22 giugno 2020

Contestare Israele non è antisemitismo

All’unanimità la Corte europea dei diritti dell’uomo ha sentenziato che la Francia, condannando undici attivisti del movimento BDS che chiedevano il boicottaggio non violento di Israele, ha violato l’articolo sulla libertà di espressione della Convenzione europea dei diritti umani e ha imposto alla Francia il risarcimento ai ricorrenti per danni morali e materiali.

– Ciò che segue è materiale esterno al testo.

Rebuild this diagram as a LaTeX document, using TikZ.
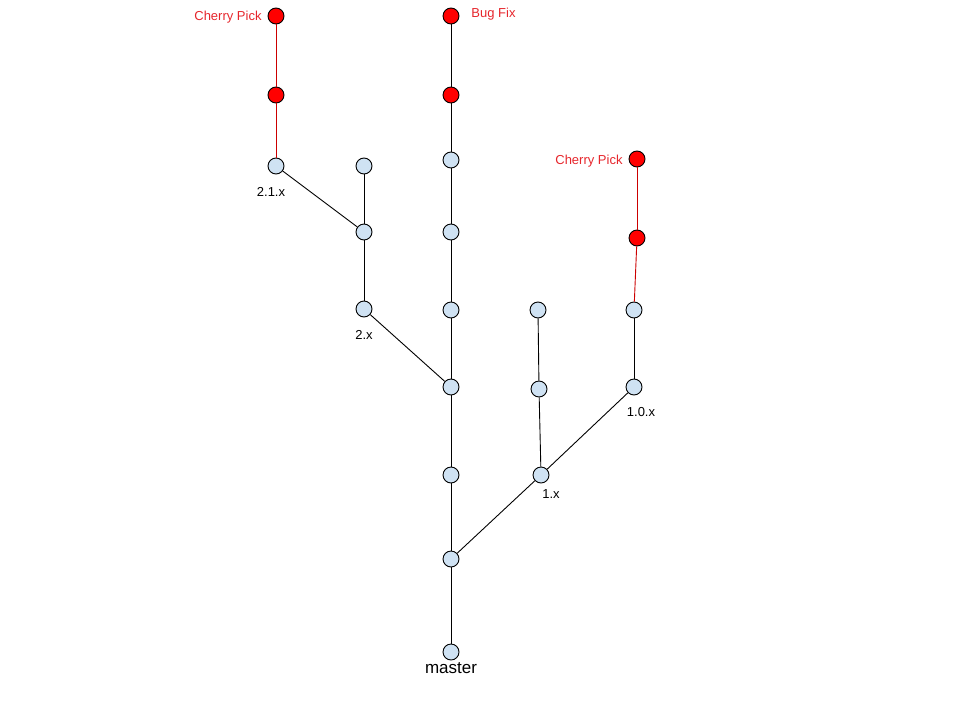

Gli antefatti. A Mulhouse, nel 2009 e nel 2010, undici militanti avevano partecipato a proteste pacifiche nei supermercati lanciando un appello al boicottaggio dei prodotti israeliani in solidarietà con la lotta palestinese per la libertà, la giustizia e l’uguaglianza. I tribunali francesi, fino alla Corte suprema, li hanno condannati per “incitamento alla discriminazione”. Da qui, nel 2016, la scelta di ricorrere alla Corte europea dei diritti dell’uomo che nelle motivazioni della sentenza ha scritto che “per natura il discorso politico è spesso virulento e fonte di controversie. Tuttavia rimane nell’interesse pubblico a meno che non degeneri in un incitamento alla violenza, all’odio e all’intolleranza” il che però non rientra nel caso giudicato che costituisce invece un chiaro esempio di manifestazione della libertà di espressione. 
Questa decisione ha implicazioni importanti per il movimento BDS e i tentativi di criminalizzalo, come negli Stati Uniti dove una risoluzione di condanna della Camera dei rappresentanti lo ha descritto come “un impedimento agli sforzi per una soluzione pacifica”, mentre in Germania il Parlamento ha approvato una mozione che definisce “antisemiti” i metodi della campagna di boicottaggio di Israele.